I didn’t know I needed to see Velma and Daphne dressed in Themyscirean versions of their famous outfits, but I did and now I’m really glad that it exists in a comic somewhere.
SCOOBY-DOO TEAM-UP #9 continues the trend of Scooby Doo team-up being the perfect comic book to get your little brother or sister into comics.
When I started reading comic books I didn’t know things like SCOOBY-DOO TEAM-UP even existed. Instead I came into comics through Jeph Loeb’s SPIDER-MAN: BLUE.
Maybe if I’d had something like SCOOBY-DOO TEAM-UP I would have started reading comics at an even younger age.
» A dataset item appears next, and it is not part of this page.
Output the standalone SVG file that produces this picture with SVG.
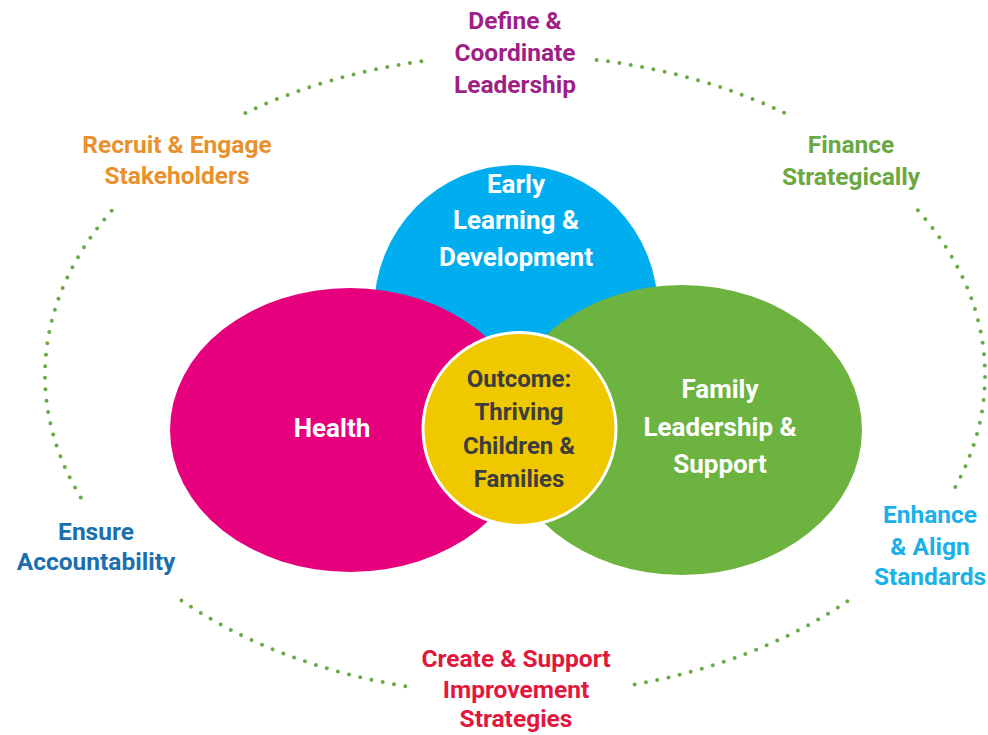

I can also see how a comic like this, with such a simple art style that draws from the original incarnation of the Scooby-Doo cartoons, could inspire a younger kid to start drawing at a younger age.
I can see why SCOOBY-DOO TEAM-UP is its own series and not a one off special. Leveraging two of WB/DC’s biggest properties is a great marketing idea that pays off in being a harmless,
easy to read comic book. It LOOKS like a Scooby-Doo cartoon and comes off like an episode of SUPER FRIENDS that’s a little more conscious of what’s going on. Shaggy makes terrible puns, the DC heroes accept that a group of regular teens could hang out with them, and everyone puts their hands on their hips and laughs at least once an issue.
SCOOBY-DOO TEAM-UP is one of the perfect comic books to give to a little kid, or have in a stack of magazines on an end table at the dentist’s office. It’s not ever going to be hailed as a great literary work like Little Nemo or anything, but who says little kids can’t enjoy some good, inoffensive fun?
Don’t let my disillusionment with superhero comic storytelling affect your viewpoint, but SCOOBY-DOO TEAM-UP ends with the same kind of cliffhanger set up that almost every DC issue did last month, which is either hilarious or depressing depending on your stance on comic book storytelling. You might pick up that Wonder Woman’s face and costume don’t seem to register as “classic” as the Mystery Machine gang’s do, but I don’t think the artists here were necessarily concerned with presenting an entirely cohesive art style.
SCOOBY DOO TEAM-UP is bemusedly shuffling through the kid’s pile of magazines they keep at the dentist’s office. You’re never going to find anything of real true artistic merit- but then again, Shaggy does make a joke about something being hard to see while sitting in the invisible jet.